The divergence between the two central banks captures the asymmetric position of the global economy. Brazil is easing from extraordinarily tight levels while acknowledging that inflation remains above target. The United States is frozen in place, unable to cut because of war-driven energy inflation and unable to hike because the labor market does not warrant it.

What the Copom Selic Cut Means for Brazil

The 25-basis-point cut was the second consecutive reduction after the Selic had been held at 15% from June 2025 through February 2026. The Copom described the move as calibration rather than the beginning of an aggressive easing cycle. The committee cited persistent uncertainty from the Middle East conflict and its impact on global financial conditions.

The domestic inflation picture is uncomfortable. Focus survey expectations for 2026 IPCA stand at 4.9%, well above the 3% target and the 4.5% upper-tolerance ceiling.

Expectations for 2027 sit at 4.0%. The Copom acknowledged that both headline and core inflation have accelerated recently, distancing further from the target.

Copom Cuts Selic to 14.50% as Fed Holds in Powell’s Last. (Photo Internet reproduction)

For markets, the unanimous vote and cautious tone suggest the June meeting is genuinely data-dependent. Most major desks — Santander, BofA, BTG, Warren — expect no forward guidance, meaning the next cut depends entirely on whether inflation data cooperates and whether the Hormuz situation stabilizes. Goldman Sachs has raised its year-end Selic forecast to 13.25%, implying a slower and shallower easing cycle than markets were pricing three months ago.

Powell’s Last Stand: The Most Divided Fed Since 1992

The Fed’s 8-4 vote was the most fractured since October 6, 1992. Stephen Miran dissented because he wanted a 25-basis-point cut.

Beth Hammack, Neel Kashkari, and Lorie Logan voted for a hold but objected to the statement’s inclusion of language suggesting further easing adjustments — they wanted a more hawkish posture.

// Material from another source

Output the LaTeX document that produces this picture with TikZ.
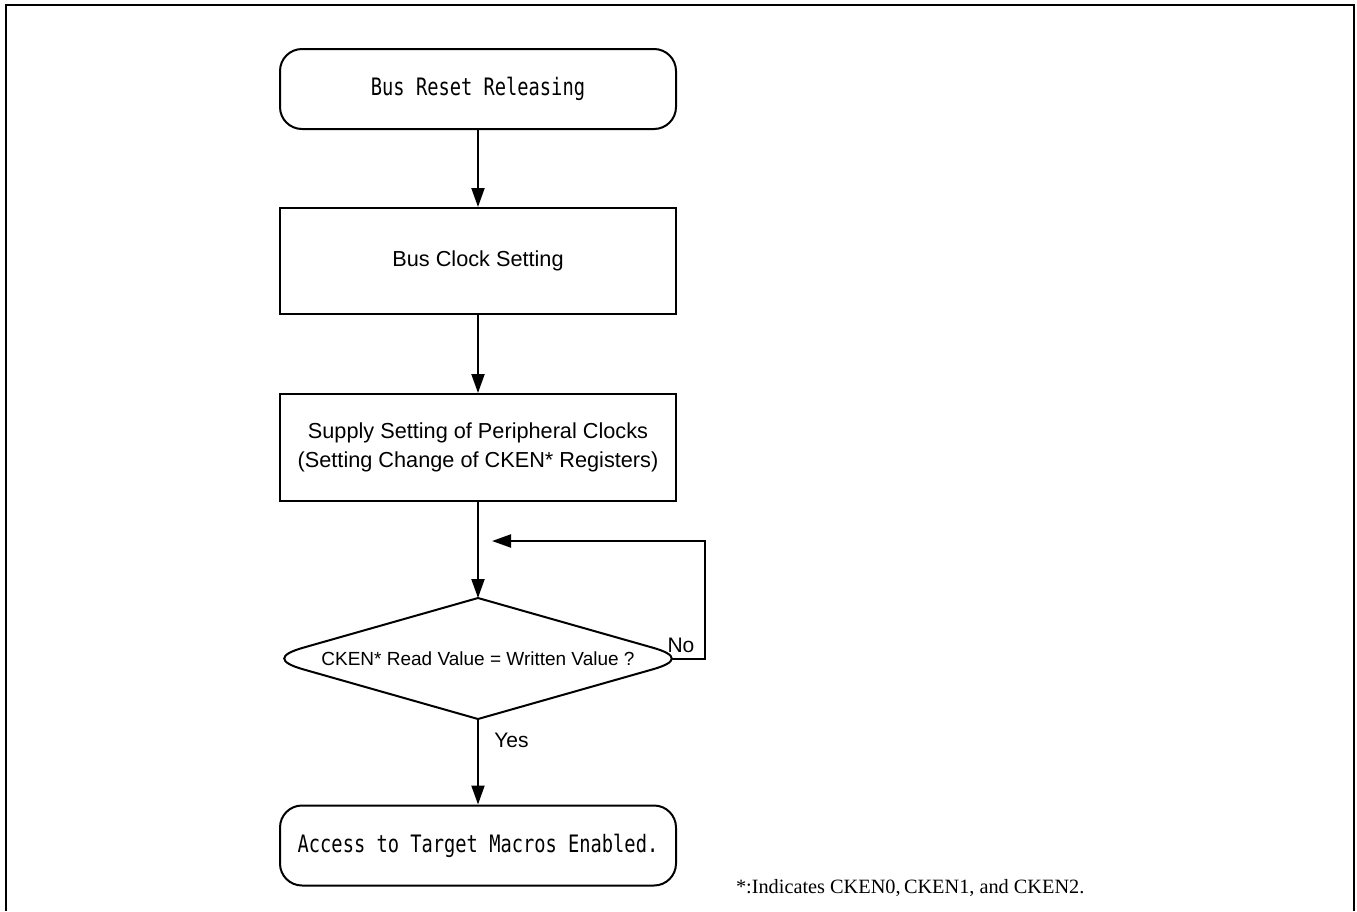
\documentclass[tikz,border=0pt]{standalone}
\usepackage{fontspec}
\usetikzlibrary{arrows.meta}
\newfontfamily\arialfont{Liberation Sans}
\newfontfamily\serifnote{Liberation Serif}
\newfontfamily\gothicfont[FakeStretch=0.78]{DejaVu Sans Mono}
\begin{document}
\begin{tikzpicture}[x=1pt,y=-1pt,
  every path/.style={line width=2pt},
  flow/.style={draw=black,line width=2pt,-{Triangle[length=19pt,width=13pt]}},
  terminal/.style={draw,line width=2pt,rounded corners=22pt,minimum width=396pt,minimum height=80pt,inner sep=0pt,
    font=\gothicfont\fontsize{24}{28}\selectfont},
  process/.style={draw,line width=2pt,minimum width=396pt,inner sep=0pt,align=center,
    font=\arialfont\fontsize{21.7}{29}\selectfont},
  lbl/.style={inner sep=0pt,font=\arialfont\fontsize{21}{24}\selectfont}]
\useasboundingbox (0,0) rectangle (1357,911);
% frame open at the bottom
\draw[line width=2.3pt] (5.7,911) -- (5.7,5.2) -- (1354,5.2) -- (1354,911);

% steps
\node[terminal] (reset) at (478,89) {Bus Reset Releasing};
\node[process,minimum height=106pt] (clk) at (478,261) {Bus Clock Setting};
\node[process,minimum height=107pt] (supply) at (478,447.5)
  {Supply Setting of Peripheral Clocks\\(Setting Change of CKEN* Registers)};
\node[terminal] (access) at (478,845.5) {Access to Target Macros Enabled.};

% decision, drawn with rounded side tips
\coordinate (dT) at (478,598);
\coordinate (dB) at (478,719);
\coordinate (dE) at (672,658.5);
\draw (dT) -- (652.5,647.6) .. controls (678.2,654.9) and (678.2,662.1) .. (652.5,669.4) -- (dB)
  -- (303.5,669.4) .. controls (277.8,662.1) and (277.8,654.9) .. (303.5,647.6) -- cycle;
\node[inner sep=0pt,font=\arialfont\fontsize{19}{22}\selectfont] (dia) at (478,659)
  {CKEN* Read Value = Written Value ?};

% connectors
\coordinate (merge) at (492,541);
\coordinate (loop) at (705,658.5);
\draw[flow] (reset.south) -- (clk.north);
\draw[flow] (clk.south) -- (supply.north);
\draw[flow] (supply.south) -- (dT);
\draw[flow] (dE) -- (loop) |- (merge);
\draw[flow] (dB) -- (access.north);

\node[lbl] (no) at (681,645.5) {No};
\node[lbl] (yes) at (511.5,740) {Yes};

% footnote
\node[anchor=base west,inner sep=0pt,font=\serifnote\fontsize{20.3}{24}\selectfont] (note) at (735,893)
  {*:Indicates CKEN0,\,CKEN1, and CKEN2.};
\end{tikzpicture}
\end{document}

Powell, in what he confirmed was his last press conference as chair, said he intends to remain on the Fed’s board of governors — his term runs until January 2028 — but pledged to maintain a low profile. He said his intention is not to interfere with his successor’s leadership.

Kevin Warsh, Trump’s pick to replace Powell, was confirmed by the Senate Banking Committee on a party-line 13-11 vote hours before the Fed decision. The full Senate vote is expected in May, positioning Warsh to chair the June 16-17 meeting. Warsh has signaled interest in cutting rates and reducing the Fed’s balance sheet, but the four-way split on the current board suggests he will inherit a committee far from consensus.

What This Means for the Real and Ibovespa

The combination of a Brazilian cut and a US hold is modestly negative for the real at the margin — it narrows the interest-rate differential that supports the carry trade. The dollar closed Tuesday at R$4.98, and the Ibovespa fell for a fifth consecutive session to 188,619 before the decisions were announced.

However, the Copom’s cautious tone — emphasizing that the cut was small precisely because conditions require caution — should limit any sell-off. Brazil still offers one of the highest real interest rates among major emerging markets, and the carry advantage remains substantial even at 14.50%.

The bigger variable is the Warsh transition. If the incoming Fed chair signals faster cuts at his first meeting in June, the dollar could weaken globally, supporting the real and easing imported inflation pressure on Brazil.

If Warsh maintains the current hawkish hold, the Copom’s room to continue cutting narrows further. The Powell era is over. The question for Latin American markets is whether the Warsh era brings relief or more of the same.